People who support the bill say brains aren’t fully developed until people are in their twenties and that children often make bad, impulsive decisions.

"Our system of justice requires us to be balanced and to be fair. Because we are required to be balanced and fair we have to take into consideration an individual’s age and their maturity level," Braveboy said.

But Seaton doesn’t agree with that argument.

"I’m tired of hearing they’re ‘children’ at the age of 17. Why are we allowing children to drive? Why are we allowing children to hold full time jobs and go to college at 17? And go into the military at 17 but not hold them accountable?" Seaton said. "Yes people lose control at times. I understand that. And they get themselves into situations. I’m not unsympathetic but if you’re going to go as far as murdering someone and act like an adult then you have to expect to be treated like and adult," she added.

Braveboy makes it clear that these people will still serve a significant amount of time but says they should be allowed to redeem themselves. She says many of the people she released from prison have become positive influences in the community.

"Redemption I believe is real. I’ve seen it and so there has to be room within the criminal justice system for redemption," she said.

According to the Campaign for the Fair Sentencing of Youth the rate of released juveniles becoming repeat offenders is just over 1%. 

Maryland is the 25th state to ban juvenile life sentences without parole.

The passing of this act makes 415 people in the state eligible for sentencing review.
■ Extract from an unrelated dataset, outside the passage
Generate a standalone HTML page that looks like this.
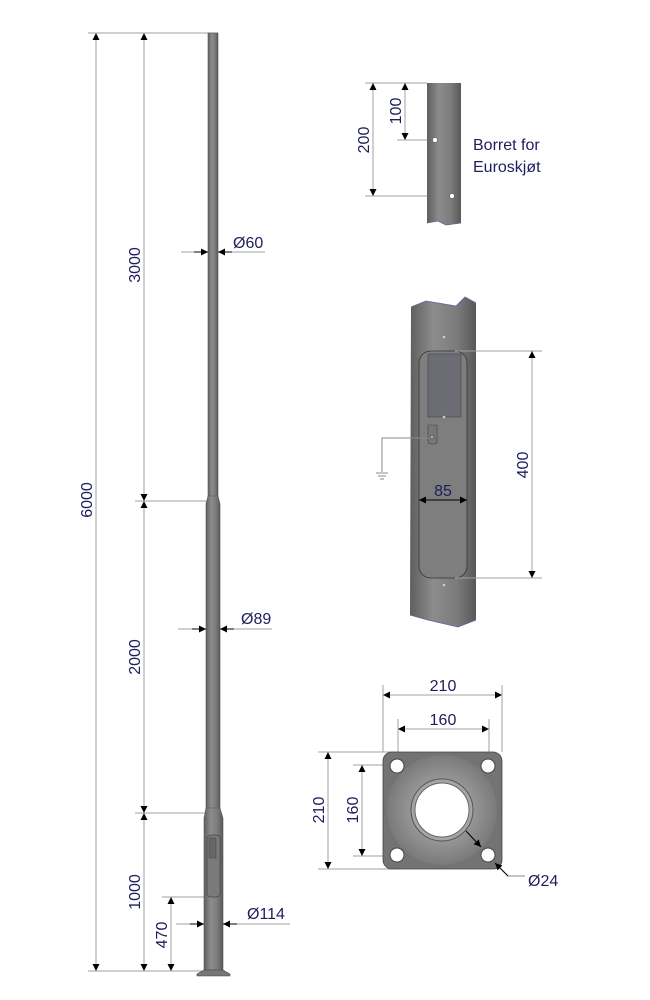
<!DOCTYPE html>
<html><head><meta charset="utf-8"><style>
html,body{margin:0;padding:0;background:#fff;}
svg{display:block;}
text{font-family:"Liberation Sans",sans-serif;fill:#1e1e5c;font-size:16px;}
</style></head><body>
<svg width="650" height="1000" viewBox="0 0 650 1000" xmlns="http://www.w3.org/2000/svg">
<defs>
<linearGradient id="pg" x1="0" x2="1" y1="0" y2="0">
<stop offset="0" stop-color="#5e5e5e"/><stop offset="0.35" stop-color="#8c8c8c"/><stop offset="0.7" stop-color="#7c7c7c"/><stop offset="1" stop-color="#585858"/>
</linearGradient>
<radialGradient id="fg" cx="0.5" cy="0.5" r="0.5">
<stop offset="0.5" stop-color="#9a9a9a"/><stop offset="1" stop-color="#7a7a7a"/>
</radialGradient>
<marker id="a" viewBox="0 0 10 10" refX="10" refY="5" markerWidth="14" markerHeight="7" orient="auto-start-reverse" markerUnits="userSpaceOnUse"><path d="M0,0L10,5L0,10z" fill="#000"/></marker>
</defs>
<g stroke="#a0a0a0" stroke-width="1" fill="none">
<line x1="88" y1="33" x2="218" y2="33"/>
<line x1="88" y1="971" x2="205" y2="971"/>
<line x1="135" y1="501" x2="207" y2="501"/>
<line x1="135" y1="813" x2="205" y2="813"/>
<line x1="162" y1="897" x2="207" y2="897"/>
<line x1="96" y1="33" x2="96" y2="971" marker-start="url(#a)" marker-end="url(#a)"/>
<line x1="144" y1="33" x2="144" y2="501" marker-start="url(#a)" marker-end="url(#a)"/>
<line x1="144" y1="501" x2="144" y2="813" marker-start="url(#a)" marker-end="url(#a)"/>
<line x1="144" y1="813" x2="144" y2="971" marker-start="url(#a)" marker-end="url(#a)"/>
<line x1="171" y1="897" x2="171" y2="971" marker-start="url(#a)" marker-end="url(#a)"/>
<line x1="181" y1="252" x2="265" y2="252"/>
<line x1="178" y1="629" x2="272" y2="629"/>
<line x1="176" y1="924" x2="290" y2="924"/>
</g>
<rect x="208" y="33" width="10" height="469" fill="url(#pg)" stroke="#555" stroke-width="0.6"/>
<path d="M208,496 L206,504 L206,813 L220,813 L220,504 L218,496Z" fill="url(#pg)" stroke="#555" stroke-width="0.6"/>
<path d="M206,808 L204,818 L204,970 L223,970 L223,818 L220,808Z" fill="url(#pg)" stroke="#555" stroke-width="0.6"/>
<rect x="207" y="835" width="13" height="62" rx="4" fill="#7a7a7a" stroke="#444" stroke-width="0.7"/>
<rect x="209" y="838" width="7" height="20" fill="#666" stroke="#444" stroke-width="0.5"/>
<path d="M204,970 L197,974 L197,976 L230,976 L230,974 L223,970Z" fill="#777" stroke="#444" stroke-width="0.6"/>
<g stroke="#000" stroke-width="1">
<line x1="194" y1="252" x2="208" y2="252" marker-end="url(#a)"/>
<line x1="232" y1="252" x2="218" y2="252" marker-end="url(#a)"/>
<line x1="192" y1="629" x2="206" y2="629" marker-end="url(#a)"/>
<line x1="234" y1="629" x2="220" y2="629" marker-end="url(#a)"/>
<line x1="190" y1="924" x2="204" y2="924" marker-end="url(#a)"/>
<line x1="237" y1="924" x2="223" y2="924" marker-end="url(#a)"/>
</g>
<text x="233" y="248">Ø60</text>
<text x="241" y="624">Ø89</text>
<text x="247" y="919">Ø114</text>
<text transform="translate(92,500) rotate(-90)" text-anchor="middle">6000</text>
<text transform="translate(140,265) rotate(-90)" text-anchor="middle">3000</text>
<text transform="translate(140,657) rotate(-90)" text-anchor="middle">2000</text>
<text transform="translate(140,892) rotate(-90)" text-anchor="middle">1000</text>
<text transform="translate(167,935) rotate(-90)" text-anchor="middle">470</text>

<g stroke="#a0a0a0" fill="none">
<line x1="365" y1="83" x2="427" y2="83"/>
<line x1="397" y1="140" x2="435" y2="140"/>
<line x1="365" y1="196" x2="452" y2="196"/>
<line x1="373" y1="83" x2="373" y2="196" marker-start="url(#a)" marker-end="url(#a)"/>
<line x1="405" y1="83" x2="405" y2="140" marker-start="url(#a)" marker-end="url(#a)"/>
</g>
<path d="M427,83 L461,83 L461,223 L446,225 L438,221 L427,223Z" fill="url(#pg)"/>
<path d="M427,223 L438,221 L446,225 L461,223" fill="none" stroke="#6060a0" stroke-width="0.8"/>
<circle cx="435" cy="140" r="2.5" fill="#fff" stroke="#444" stroke-width="0.5"/>
<circle cx="452" cy="196" r="2.5" fill="#fff" stroke="#444" stroke-width="0.5"/>
<text transform="translate(369,140) rotate(-90)" text-anchor="middle">200</text>
<text transform="translate(401,111) rotate(-90)" text-anchor="middle">100</text>
<text x="473" y="150" style="font-size:16px">Borret for</text>
<text x="473" y="172" style="font-size:16px">Euroskjøt</text>

<path d="M411,307 L426,301 L456,306 L465,297 L476,303 L476,620 L458,627 L428,620 L410,615Z" fill="url(#pg)"/>
<path d="M411,307 L426,301 L456,306 L465,297 L476,303 M476,620 L458,627 L428,620 L410,615" fill="none" stroke="#6060a0" stroke-width="0.8"/>
<rect x="419" y="351" width="48" height="227" rx="12" fill="#7e7e7e" stroke="#333" stroke-width="0.8"/>
<rect x="428" y="354" width="33" height="63" fill="#6c6c74" stroke="#444" stroke-width="0.6"/>
<path d="M428,425 L437,425 L437,441 Q437,444 434,444 L431,444 Q428,444 428,441Z" fill="#777" stroke="#444" stroke-width="0.6"/>
<circle cx="432" cy="437" r="2" fill="#aaa" stroke="#333" stroke-width="0.5"/>
<circle cx="444" cy="337" r="1.3" fill="#ccc"/>
<circle cx="444" cy="417" r="1.3" fill="#ccc"/>
<circle cx="444" cy="585" r="1.3" fill="#ccc"/>
<g stroke="#888" fill="none">
<polyline points="430,438 382,438 382,472"/>
<line x1="376" y1="473" x2="388" y2="473"/>
<line x1="378" y1="476" x2="386" y2="476"/>
<line x1="380" y1="479" x2="384" y2="479"/>
</g>
<g stroke="#a0a0a0" fill="none">
<line x1="455" y1="351" x2="542" y2="351"/>
<line x1="455" y1="578" x2="542" y2="578"/>
<line x1="532" y1="351" x2="532" y2="578" marker-start="url(#a)" marker-end="url(#a)"/>
</g>
<line x1="419" y1="500" x2="467" y2="500" stroke="#000" marker-start="url(#a)" marker-end="url(#a)"/>
<text x="443" y="496" text-anchor="middle">85</text>
<text transform="translate(528,465) rotate(-90)" text-anchor="middle">400</text>

<g stroke="#a0a0a0" fill="none">
<line x1="383" y1="685" x2="383" y2="752"/>
<line x1="502" y1="685" x2="502" y2="752"/>
<line x1="398" y1="719" x2="398" y2="767"/>
<line x1="489" y1="719" x2="489" y2="767"/>
<line x1="318" y1="752" x2="398" y2="752"/>
<line x1="318" y1="869" x2="398" y2="869"/>
<line x1="353" y1="765" x2="398" y2="765"/>
<line x1="353" y1="856" x2="398" y2="856"/>
<line x1="383" y1="695" x2="502" y2="695" marker-start="url(#a)" marker-end="url(#a)"/>
<line x1="398" y1="729" x2="489" y2="729" marker-start="url(#a)" marker-end="url(#a)"/>
<line x1="328" y1="752" x2="328" y2="869" marker-start="url(#a)" marker-end="url(#a)"/>
<line x1="362" y1="765" x2="362" y2="856" marker-start="url(#a)" marker-end="url(#a)"/>
</g>
<rect x="383" y="752" width="119" height="117" rx="9" fill="#737373" stroke="#444" stroke-width="0.8"/>
<circle cx="442" cy="810" r="55" fill="url(#fg)"/>
<circle cx="442" cy="810" r="31" fill="#a5a5a5" stroke="#555"/>
<circle cx="442" cy="810" r="27" fill="#fff" stroke="#666"/>
<circle cx="397" cy="766" r="7" fill="#fff" stroke="#444"/>
<circle cx="488" cy="766" r="7" fill="#fff" stroke="#444"/>
<circle cx="397" cy="855" r="7" fill="#fff" stroke="#444"/>
<circle cx="488" cy="855" r="7" fill="#fff" stroke="#444"/>
<line x1="466" y1="831" x2="481" y2="847" stroke="#000" marker-end="url(#a)"/>
<polyline points="495,863 508,876 525,876" fill="none" stroke="#888"/>
<line x1="508" y1="876" x2="495" y2="863" stroke="#000" marker-end="url(#a)"/>
<text x="443" y="691" text-anchor="middle">210</text>
<text x="443" y="725" text-anchor="middle">160</text>
<text transform="translate(324,810) rotate(-90)" text-anchor="middle">210</text>
<text transform="translate(358,810) rotate(-90)" text-anchor="middle">160</text>
<text x="528" y="886">Ø24</text>
</svg>
</body></html>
In a statement the National Organization of Victims of Juvenile Murders said, NOVJM sought to get this legislation amended due to our concerns with the excessive number of hearings it allows for juvenile offenders. The legislation entitles all juvenile offenders to parole eligibility and three judicial reviews… NOVJM simply wanted the bills to be amended so that victims would endure fewer re-traumatizing hearings. That was not done. We don’t understand why Maryland lawmakers were unwilling to limit the amount of revictimization. Maryland lawmakers have placed the freedom of violent felons, such as rapist serial killer Alexander Watson and arsonist murderer Benjamin Garris above the rights of victims."